* [Stored data]

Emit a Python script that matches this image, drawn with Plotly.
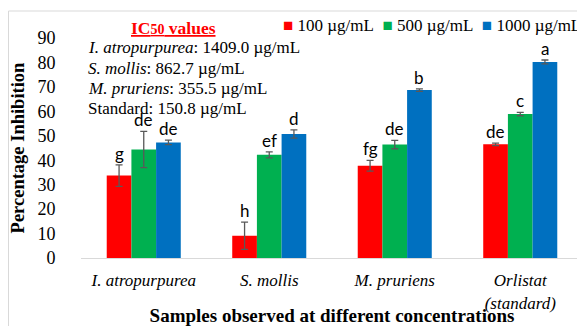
import plotly.graph_objects as go

categories = ["I. atropurpurea", "S. mollis", "M. pruriens", "Orlistat (standard)"]
tick_labels = ["<i>I. atropurpurea</i>", "<i>S. mollis</i>", "<i>M. pruriens</i>", "<i>Orlistat</i><br><i>(standard)</i>"]
series_names = ["100 µg/mL", "500 µg/mL", "1000 µg/mL"]
colors = ["#FF0000", "#00B050", "#0070C0"]

vals_100 = [33.7, 9.1, 37.7, 46.5]
vals_500 = [44.4, 42.2, 46.4, 58.9]
vals_1000 = [47.3, 50.7, 68.7, 80.2]

err_100 = [4.4, 5.6, 2.2, 0.5]
err_500 = [7.4, 1.2, 1.7, 0.7]
err_1000 = [0.9, 1.7, 0.5, 0.8]

letters_100 = ["g", "h", "fg", "de"]
letters_500 = ["de", "ef", "de", "c"]
letters_1000 = ["de", "d", "b", "a"]

ic50_lines = [
    "<i>I. atropurpurea</i>: 1409.0 µg/mL",
    "<i>S. mollis</i>: 862.7 µg/mL",
    "<i>M. pruriens</i>: 355.5 µg/mL",
    "Standard: 150.8 µg/mL",
]

serif = "Liberation Serif, Times New Roman, serif"

# the page body adds an 8px offset; size the figure to fit the window
OFF = 8
W, H = 585 - OFF, 326 - OFF
# plot area in screenshot pixels: x 81..583, y 38..258
L, R, T, B = 81 - OFF, W - (583 - OFF), 38 - OFF, H - (258 - OFF)
PW, PH = W - L - R, H - T - B


def px_x(p):
    return (p - OFF - L) / PW


def px_y(p):
    return (H - B - (p - OFF)) / PH


fig = go.Figure()
all_vals = [vals_100, vals_500, vals_1000]
all_errs = [err_100, err_500, err_1000]
all_letters = [letters_100, letters_500, letters_1000]
for name, col, v, e in zip(series_names, colors, all_vals, all_errs):
    fig.add_trace(go.Bar(
        x=categories, y=v, name=name, marker_color=col,
        marker_line_width=0, showlegend=False,
        error_y=dict(type="data", array=e, visible=True, color="#595959", thickness=1.3, width=3.5),
    ))

# letter labels above error bars
n = len(series_names)
bargap = 0.41
group_w = 1 - bargap
bw = group_w / n
for si, (v, e, lt) in enumerate(zip(all_vals, all_errs, all_letters)):
    for ci in range(len(categories)):
        xpos = ci - group_w / 2 + bw * (si + 0.5)
        fig.add_annotation(
            x=xpos, xref="x", y=v[ci] + e[ci], yref="y",
            text=lt[ci], showarrow=False, yanchor="bottom", yshift=-1,
            font=dict(family="Lato, Carlito, sans-serif", size=17, color="#000000"),
        )

# legend row (coloured squares + labels)
legend_text = "&nbsp;&nbsp;".join(
    f"<span style='color:{c}'>■</span>&nbsp;{nm}" for nm, c in zip(series_names, colors)
)
fig.add_annotation(
    x=1.0, y=px_y(25), xref="paper", yref="paper", showarrow=False,
    xanchor="right", yanchor="middle", text=legend_text,
    font=dict(family=serif, size=17, color="#000000"),
)

# IC50 text block
fig.add_annotation(
    x=px_x(173), y=px_y(28), xref="paper", yref="paper", showarrow=False,
    xanchor="center", yanchor="middle",
    text="<b><u>IC<span style='font-size:14px'>50</span> values</u></b>",
    font=dict(family=serif, size=17.5, color="#FF0000"),
)
for i, line in enumerate(ic50_lines):
    fig.add_annotation(
        x=px_x(86), y=px_y(48 + 20 * i), xref="paper", yref="paper",
        showarrow=False, xanchor="left", yanchor="middle",
        text=line, font=dict(family=serif, size=17, color="#000000"),
    )

fig.update_layout(
    width=W, height=H,
    margin=dict(l=L, r=R, t=T, b=B, autoexpand=False),
    paper_bgcolor="white", plot_bgcolor="white",
    barmode="group", bargap=bargap, bargroupgap=0,
    showlegend=False,
    xaxis=dict(type="category", categoryorder="array", categoryarray=categories,
               tickmode="array", tickvals=categories, ticktext=tick_labels,
               automargin=False,
               showgrid=False, showline=True, linecolor="#D9D9D9", linewidth=1,
               tickfont=dict(family=serif, size=17, color="#000000"),
               ticks="outside", ticklen=7, tickcolor="rgba(0,0,0,0)",
               title=dict(text="<b>Samples observed at different concentrations</b>",
                          font=dict(family=serif, size=19, color="#000000"), standoff=1)),
    yaxis=dict(range=[0, 90], dtick=10, showgrid=False, showline=False, zeroline=False,
               automargin=False,
               tickfont=dict(family=serif, size=18, color="#000000"),
               ticks="outside", ticklen=21, tickcolor="rgba(0,0,0,0)",
               title=dict(text="<b>Percentage Inhibition</b>",
                          font=dict(family=serif, size=18.5, color="#000000"), standoff=8)),
)

# chart border
fig.add_shape(type="rect", xref="paper", yref="paper",
              x0=px_x(8.5), x1=px_x(584), y0=px_y(330), y1=px_y(11),
              line=dict(color="#D9D9D9", width=1), fillcolor="rgba(0,0,0,0)")

fig.write_html("out.html")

* [Task]
Copy the whole listing above word for word but do not carry over the pictures.

* [Result]
Emit a Python script that matches this image, drawn with Plotly.
import plotly.graph_objects as go

categories = ["I. atropurpurea", "S. mollis", "M. pruriens", "Orlistat (standard)"]
tick_labels = ["<i>I. atropurpurea</i>", "<i>S. mollis</i>", "<i>M. pruriens</i>", "<i>Orlistat</i><br><i>(standard)</i>"]
series_names = ["100 µg/mL", "500 µg/mL", "1000 µg/mL"]
colors = ["#FF0000", "#00B050", "#0070C0"]

vals_100 = [33.7, 9.1, 37.7, 46.5]
vals_500 = [44.4, 42.2, 46.4, 58.9]
vals_1000 = [47.3, 50.7, 68.7, 80.2]

err_100 = [4.4, 5.6, 2.2, 0.5]
err_500 = [7.4, 1.2, 1.7, 0.7]
err_1000 = [0.9, 1.7, 0.5, 0.8]

letters_100 = ["g", "h", "fg", "de"]
letters_500 = ["de", "ef", "de", "c"]
letters_1000 = ["de", "d", "b", "a"]

ic50_lines = [
    "<i>I. atropurpurea</i>: 1409.0 µg/mL",
    "<i>S. mollis</i>: 862.7 µg/mL",
    "<i>M. pruriens</i>: 355.5 µg/mL",
    "Standard: 150.8 µg/mL",
]

serif = "Liberation Serif, Times New Roman, serif"

# the page body adds an 8px offset; size the figure to fit the window
OFF = 8
W, H = 585 - OFF, 326 - OFF
# plot area in screenshot pixels: x 81..583, y 38..258
L, R, T, B = 81 - OFF, W - (583 - OFF), 38 - OFF, H - (258 - OFF)
PW, PH = W - L - R, H - T - B


def px_x(p):
    return (p - OFF - L) / PW


def px_y(p):
    return (H - B - (p - OFF)) / PH


fig = go.Figure()
all_vals = [vals_100, vals_500, vals_1000]
all_errs = [err_100, err_500, err_1000]
all_letters = [letters_100, letters_500, letters_1000]
for name, col, v, e in zip(series_names, colors, all_vals, all_errs):
    fig.add_trace(go.Bar(
        x=categories, y=v, name=name, marker_color=col,
        marker_line_width=0, showlegend=False,
        error_y=dict(type="data", array=e, visible=True, color="#595959", thickness=1.3, width=3.5),
    ))

# letter labels above error bars
n = len(series_names)
bargap = 0.41
group_w = 1 - bargap
bw = group_w / n
for si, (v, e, lt) in enumerate(zip(all_vals, all_errs, all_letters)):
    for ci in range(len(categories)):
        xpos = ci - group_w / 2 + bw * (si + 0.5)
        fig.add_annotation(
            x=xpos, xref="x", y=v[ci] + e[ci], yref="y",
            text=lt[ci], showarrow=False, yanchor="bottom", yshift=-1,
            font=dict(family="Lato, Carlito, sans-serif", size=17, color="#000000"),
        )

# legend row (coloured squares + labels)
legend_text = "&nbsp;&nbsp;".join(
    f"<span style='color:{c}'>■</span>&nbsp;{nm}" for nm, c in zip(series_names, colors)
)
fig.add_annotation(
    x=1.0, y=px_y(25), xref="paper", yref="paper", showarrow=False,
    xanchor="right", yanchor="middle", text=legend_text,
    font=dict(family=serif, size=17, color="#000000"),
)

# IC50 text block
fig.add_annotation(
    x=px_x(173), y=px_y(28), xref="paper", yref="paper", showarrow=False,
    xanchor="center", yanchor="middle",
    text="<b><u>IC<span style='font-size:14px'>50</span> values</u></b>",
    font=dict(family=serif, size=17.5, color="#FF0000"),
)
for i, line in enumerate(ic50_lines):
    fig.add_annotation(
        x=px_x(86), y=px_y(48 + 20 * i), xref="paper", yref="paper",
        showarrow=False, xanchor="left", yanchor="middle",
        text=line, font=dict(family=serif, size=17, color="#000000"),
    )

fig.update_layout(
    width=W, height=H,
    margin=dict(l=L, r=R, t=T, b=B, autoexpand=False),
    paper_bgcolor="white", plot_bgcolor="white",
    barmode="group", bargap=bargap, bargroupgap=0,
    showlegend=False,
    xaxis=dict(type="category", categoryorder="array", categoryarray=categories,
               tickmode="array", tickvals=categories, ticktext=tick_labels,
               automargin=False,
               showgrid=False, showline=True, linecolor="#D9D9D9", linewidth=1,
               tickfont=dict(family=serif, size=17, color="#000000"),
               ticks="outside", ticklen=7, tickcolor="rgba(0,0,0,0)",
               title=dict(text="<b>Samples observed at different concentrations</b>",
                          font=dict(family=serif, size=19, color="#000000"), standoff=1)),
    yaxis=dict(range=[0, 90], dtick=10, showgrid=False, showline=False, zeroline=False,
               automargin=False,
               tickfont=dict(family=serif, size=18, color="#000000"),
               ticks="outside", ticklen=21, tickcolor="rgba(0,0,0,0)",
               title=dict(text="<b>Percentage Inhibition</b>",
                          font=dict(family=serif, size=18.5, color="#000000"), standoff=8)),
)

# chart border
fig.add_shape(type="rect", xref="paper", yref="paper",
              x0=px_x(8.5), x1=px_x(584), y0=px_y(330), y1=px_y(11),
              line=dict(color="#D9D9D9", width=1), fillcolor="rgba(0,0,0,0)")

fig.write_html("out.html")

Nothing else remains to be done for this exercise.